Les camarades de Louise n’ont pas le profil de décrocheurs scolaires tels qu’ils sont représentés dans le film Les sous-doués, qui plante son décor dans l’une de ces « boîtes à bac », mais plutôt celui de milieux très privilégiés. « C’était pas trop mon délire. C’était une classe très très bourgeoise, et pourtant je ne suis vraiment pas à plaindre », souligne Louise, désormais en école de commerce. « Du genre, on dépense 2 000 euros en boîte le week-end, c’était tout le contraire de moi. Tu sens que ce n’est pas ton monde ». Pour cause, les frais de scolarité de ces établissements, qui ne reçoivent aucune subvention publique, sont très élevés. Il faut compter en moyenne 6 000 euros, mais les coûts peuvent aller jusqu’à 30 000 euros dans les établissements les plus « sélects ».  Pour réussir à tout prix, les parents qui peuvent se le permettre ne lésinent pas sur les moyens.

Le fonctionnement économique de ces lycées hors contrat reste encore opaque. Outre les frais de scolarité élevés, ces établissements sont financés par des dons privés. « C’est comme dans une entreprise. D’ailleurs, certains établissements font partie de groupes financiers, comme le groupe Hattemer à Paris. Alors, il faut qu’ils fassent du bénéfice, car leur budget peut être très fragile », constate le chercheur Bruno Poucet. Hattemer appartient en effet au groupe Globeducate, qui compte près d’une cinquantaine d’établissements privés à l’international.

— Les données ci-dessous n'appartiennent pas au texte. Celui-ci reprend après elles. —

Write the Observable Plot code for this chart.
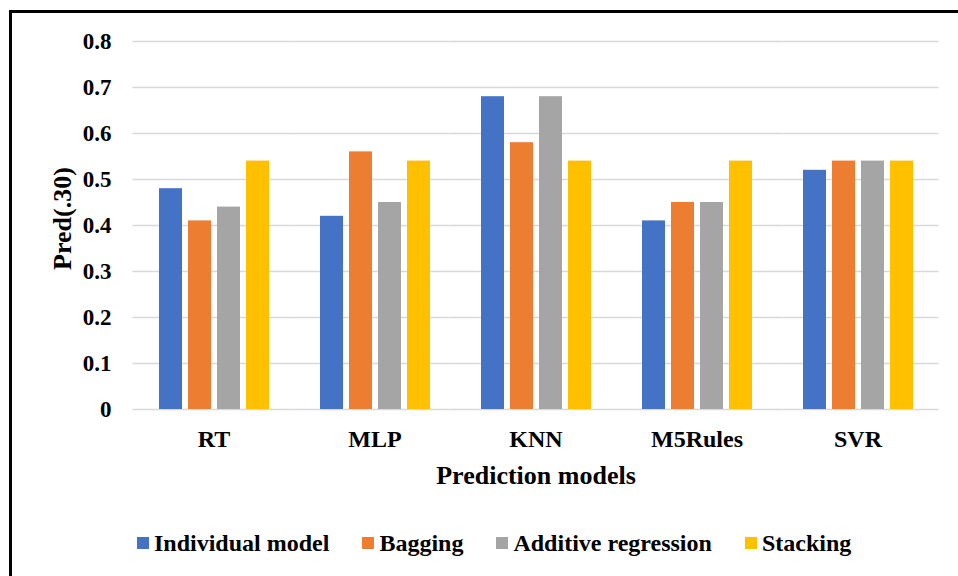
<!DOCTYPE html>
<html>
<head>
<meta charset="utf-8">
<script src="https://cdn.jsdelivr.net/npm/d3@7"></script>
<script src="https://cdn.jsdelivr.net/npm/@observablehq/plot@0.6"></script>
<style>
  body { margin: 0; background: #fff; }
  #wrap { position: relative; width: 958px; height: 576px; overflow: hidden; background: #fff;
          font-family: "Liberation Serif", "Times New Roman", serif; font-weight: bold; }
  #frame { position: absolute; left: 9px; top: 10px; width: 1000px; height: 700px;
           border: 3px solid #000; box-sizing: border-box; pointer-events: none; }
  #legend { position: absolute; left: 137px; top: 531px; height: 24px; display: flex; align-items: center;
            font-size: 24px; color: #000; white-space: nowrap; }
  .item { display: flex; align-items: center; margin-right: 33px; }
  .sw { width: 12px; height: 12px; margin-right: 5px; }
</style>
</head>
<body>
<div id="wrap">
  <div id="chart"></div>
  <div id="legend"></div>
  <div id="frame"></div>
</div>
<script>
const categories = ["RT", "MLP", "KNN", "M5Rules", "SVR"];
const seriesNames = ["Individual model", "Bagging", "Additive regression", "Stacking"];
const individualModel = [0.48, 0.42, 0.68, 0.41, 0.52];
const bagging = [0.41, 0.56, 0.58, 0.45, 0.54];
const additiveRegression = [0.44, 0.45, 0.68, 0.45, 0.54];
const stacking = [0.54, 0.54, 0.54, 0.54, 0.54];
const colors = ["#4472C4", "#ED7D31", "#A5A5A5", "#FFC000"];
const yTicks = [0, 0.1, 0.2, 0.3, 0.4, 0.5, 0.6, 0.7, 0.8];
const yTickLabels = ["0", "0.1", "0.2", "0.3", "0.4", "0.5", "0.6", "0.7", "0.8"];
const yTitle = "Pred(.30)";
const xTitle = "Prediction models";

const seriesValues = [individualModel, bagging, additiveRegression, stacking];
const data = [];
seriesValues.forEach((arr, si) => arr.forEach((v, ci) => data.push({category: categories[ci], series: seriesNames[si], value: v})));

const font = '"Liberation Serif", "Times New Roman", serif';

const plot = Plot.plot({
  width: 958,
  height: 510,
  marginTop: 41,
  marginBottom: 101,
  marginLeft: 132,
  marginRight: 18,
  style: {fontFamily: font, fontWeight: "bold", color: "#000", background: "transparent"},
  fx: {domain: categories, paddingInner: 0.31, paddingOuter: 0.155, label: null},
  x: {domain: seriesNames, paddingInner: 0.21, paddingOuter: 0, axis: null},
  y: {domain: [0, 0.8], label: null},
  color: {domain: seriesNames, range: colors},
  marks: [
    Plot.ruleY(yTicks, {y: d => d, stroke: "#d9d9d9", strokeWidth: 1.5, insetLeft: -25.6, insetRight: -25.6}),
    Plot.barY(data, {fx: "category", x: "series", y: "value", fill: "series"}),
    Plot.axisY(yTicks, {tickSize: 0, tickPadding: 47, fontSize: 23, label: null,
      tickFormat: d => yTickLabels[yTicks.indexOf(d)]}),
    Plot.text([yTitle], {fx: () => categories[0], text: d => d, frameAnchor: "left", rotate: -90,
      lineAnchor: "middle", textAnchor: "middle", dx: -96, dy: -7, fontSize: 26, fontWeight: "bold", fill: "#000"}),
    Plot.axisFx({anchor: "bottom", tickSize: 0, tickPadding: 20, fontSize: 24, label: null}),
    Plot.axisFx([], {anchor: "bottom", tickSize: 0, fontSize: 26, label: xTitle, labelArrow: false,
      labelAnchor: "center", labelOffset: 74})
  ]
});
document.getElementById("chart").appendChild(plot);

const legend = document.getElementById("legend");
seriesNames.forEach((name, i) => {
  const item = document.createElement("div");
  item.className = "item";
  const sw = document.createElement("div");
  sw.className = "sw";
  sw.style.background = colors[i];
  const label = document.createElement("span");
  label.textContent = name;
  item.appendChild(sw);
  item.appendChild(label);
  legend.appendChild(item);
});
</script>
</body>
</html>
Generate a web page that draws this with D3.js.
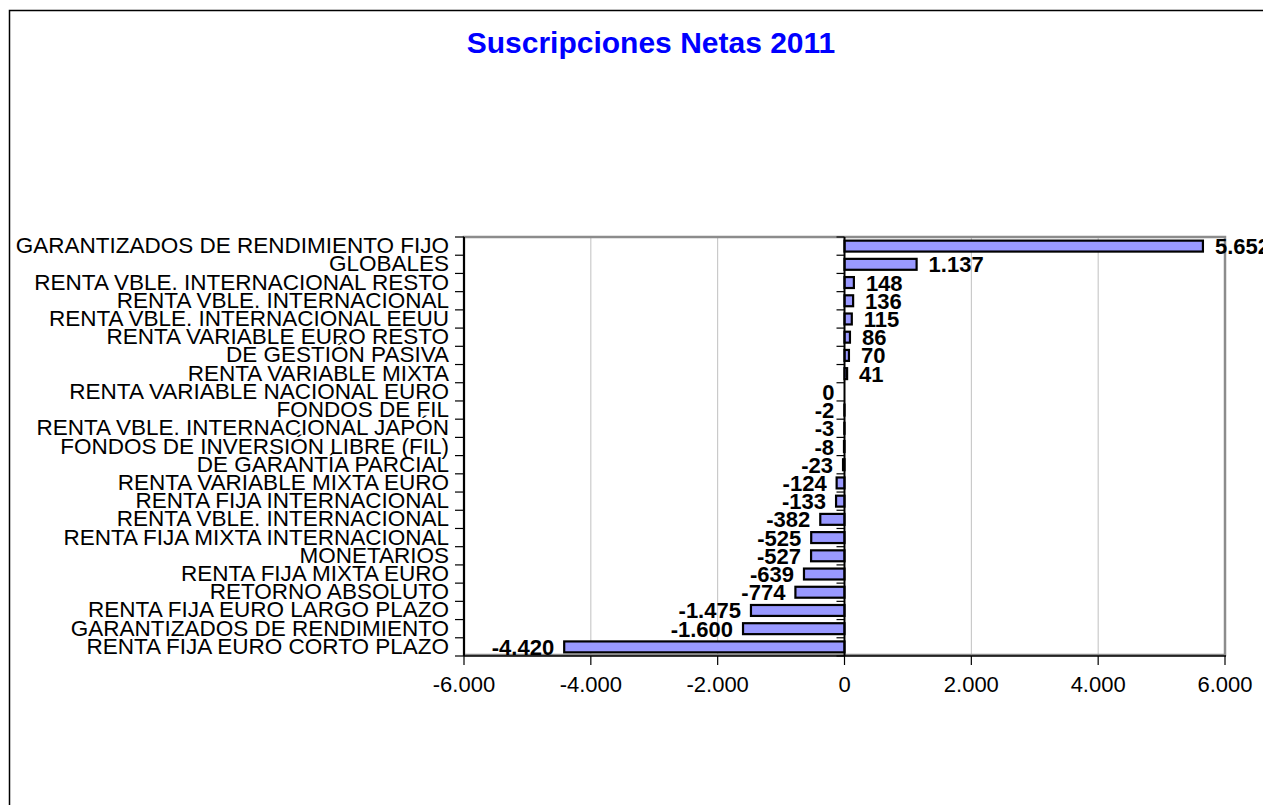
<!DOCTYPE html>
<html>
<head>
<meta charset="utf-8">
<script src="https://cdn.jsdelivr.net/npm/d3@7"></script>
<style>
  html, body { margin: 0; padding: 0; background: #fff; }
  svg { display: block; }
</style>
</head>
<body>
<svg id="chart" width="1263" height="805"></svg>
<script>
const title = "Suscripciones Netas 2011";
const categories = [
  "GARANTIZADOS DE RENDIMIENTO FIJO",
  "GLOBALES",
  "RENTA VBLE. INTERNACIONAL RESTO",
  "RENTA VBLE. INTERNACIONAL",
  "RENTA VBLE. INTERNACIONAL EEUU",
  "RENTA VARIABLE EURO RESTO",
  "DE GESTIÓN PASIVA",
  "RENTA VARIABLE MIXTA",
  "RENTA VARIABLE NACIONAL EURO",
  "FONDOS DE FIL",
  "RENTA VBLE. INTERNACIONAL JAPÓN",
  "FONDOS DE INVERSIÓN LIBRE (FIL)",
  "DE GARANTÍA PARCIAL",
  "RENTA VARIABLE MIXTA EURO",
  "RENTA FIJA INTERNACIONAL",
  "RENTA VBLE. INTERNACIONAL",
  "RENTA FIJA MIXTA INTERNACIONAL",
  "MONETARIOS",
  "RENTA FIJA MIXTA EURO",
  "RETORNO ABSOLUTO",
  "RENTA FIJA EURO LARGO PLAZO",
  "GARANTIZADOS DE RENDIMIENTO",
  "RENTA FIJA EURO CORTO PLAZO"
];
const values = [5652, 1137, 148, 136, 115, 86, 70, 41, 0, -2, -3, -8, -23, -124, -133, -382, -525, -527, -639, -774, -1475, -1600, -4420];
const xTicks = [-6000, -4000, -2000, 0, 2000, 4000, 6000];

const svg = d3.select("#chart");
const W = 1263, H = 805;
const plot = { left: 464, right: 1225, top: 237, bottom: 656 };

const loc = d3.formatLocale({ decimal: ",", thousands: ".", grouping: [3], currency: ["", "€"], minus: "-" });
const fmt = loc.format(",d");

const x = d3.scaleLinear().domain([-6000, 6000]).range([plot.left, plot.right]);
const idx = d3.range(categories.length);
const y = d3.scaleBand().domain(idx).range([plot.top, plot.bottom]).paddingInner(0.4).paddingOuter(0.2);
const yStep = d3.scaleBand().domain(idx).range([plot.top, plot.bottom]).padding(0);

// outer border
svg.append("rect").attr("x", 9.5).attr("y", 10.5).attr("width", W + 20).attr("height", H + 20)
  .attr("fill", "none").attr("stroke", "#000").attr("stroke-width", 1.5);

// title
svg.append("text").attr("x", 651).attr("y", 53).attr("text-anchor", "middle")
  .attr("font-family", "Liberation Sans, Arial, sans-serif").attr("font-weight", "bold")
  .attr("font-size", 30).attr("fill", "#0000ff").text(title);

// gridlines
svg.append("g").selectAll("line").data(xTicks.filter(t => t !== 0 && Math.abs(t) !== 6000)).join("line")
  .attr("x1", d => x(d)).attr("x2", d => x(d)).attr("y1", plot.top).attr("y2", plot.bottom)
  .attr("stroke", "#c0c0c0").attr("stroke-width", 1);

// plot frame (gray)
svg.append("rect").attr("x", plot.left).attr("y", plot.top)
  .attr("width", plot.right - plot.left).attr("height", plot.bottom - plot.top - 1)
  .attr("fill", "none").attr("stroke", "#8c8c8c").attr("stroke-width", 2.5);

// bars
svg.append("g").selectAll("rect").data(values).join("rect")
  .attr("x", d => x(Math.min(0, d)))
  .attr("width", d => Math.abs(x(d) - x(0)))
  .attr("y", (d, i) => y(i))
  .attr("height", y.bandwidth())
  .attr("fill", "#9999ff").attr("stroke", "#000").attr("stroke-width", 2.2);

// zero axis line with ticks
const zeroG = svg.append("g");
zeroG.append("line").attr("x1", x(0)).attr("x2", x(0)).attr("y1", plot.top).attr("y2", plot.bottom)
  .attr("stroke", "#000").attr("stroke-width", 2);
zeroG.selectAll("line.t").data(idx.concat([categories.length])).join("line").attr("class", "t")
  .attr("x1", x(0) - 8).attr("x2", x(0))
  .attr("y1", d => d < categories.length ? yStep(d) : plot.bottom)
  .attr("y2", d => d < categories.length ? yStep(d) : plot.bottom)
  .attr("stroke", "#000").attr("stroke-width", 1.2);

// left axis
const leftG = svg.append("g");
leftG.append("line").attr("x1", plot.left).attr("x2", plot.left).attr("y1", plot.top).attr("y2", plot.bottom)
  .attr("stroke", "#000").attr("stroke-width", 2);
leftG.selectAll("line.t").data(idx.concat([categories.length])).join("line").attr("class", "t")
  .attr("x1", plot.left - 9).attr("x2", plot.left)
  .attr("y1", d => d < categories.length ? yStep(d) : plot.bottom)
  .attr("y2", d => d < categories.length ? yStep(d) : plot.bottom)
  .attr("stroke", "#000").attr("stroke-width", 1.2);
leftG.selectAll("text").data(categories).join("text")
  .attr("x", 449).attr("y", (d, i) => yStep(i) + yStep.bandwidth() / 2 + 7)
  .attr("text-anchor", "end")
  .attr("font-family", "Liberation Sans, Arial, sans-serif").attr("font-size", 22.5)
  .attr("fill", "#000").text(d => d);

// bottom axis
const bottomG = svg.append("g");
bottomG.append("line").attr("x1", plot.left).attr("x2", plot.right + 1).attr("y1", plot.bottom).attr("y2", plot.bottom)
  .attr("stroke", "#000").attr("stroke-width", 1.5);
bottomG.selectAll("line.t").data(xTicks).join("line").attr("class", "t")
  .attr("x1", d => x(d)).attr("x2", d => x(d)).attr("y1", plot.bottom).attr("y2", plot.bottom + 9)
  .attr("stroke", "#000").attr("stroke-width", 1.2);
bottomG.selectAll("text").data(xTicks).join("text")
  .attr("x", d => x(d)).attr("y", 692).attr("text-anchor", "middle")
  .attr("font-family", "Liberation Sans, Arial, sans-serif").attr("font-size", 22)
  .attr("fill", "#000").text(d => fmt(d));

// value labels
svg.append("g").selectAll("text").data(values).join("text")
  .attr("x", d => d > 0 ? x(d) + 12 : x(d) - 10)
  .attr("y", (d, i) => y(i) + y.bandwidth() / 2 + 8)
  .attr("text-anchor", d => d > 0 ? "start" : "end")
  .attr("font-family", "Liberation Sans, Arial, sans-serif").attr("font-weight", "bold")
  .attr("font-size", 22).attr("fill", "#000").text(d => fmt(d));
</script>
</body>
</html>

Ces lycées privés hors contrat capitaliseraient-ils sur l’échec des élèves ? Une idée reçue, selon Grégoire Dirrig : « Un élève de terminale coûte 12 000 euros à l’État français. Nous, on fait payer 8 000 euros. Nous n’avons aucune aide, donc ce sont les parents qui payent. On est pas des boîtes à fric, on ne roule pas sur l’or ». D’après ce directeur, les lycées privés hors contrat pâtissent d’une mauvaise image du fait du manque d’encadrement dont ils faisaient l’objet dans les années 80, et qui permettait, par exemple, de recruter des professeurs non titulaires. Mais selon lui, la situation n’est plus la même: « Les gens pensent que le hors contrat, ce sont des gosses de riches. Ils se mettent le doigt dans l’œil. Les gosses de riches, eux, sont dans les meilleurs lycées publics ».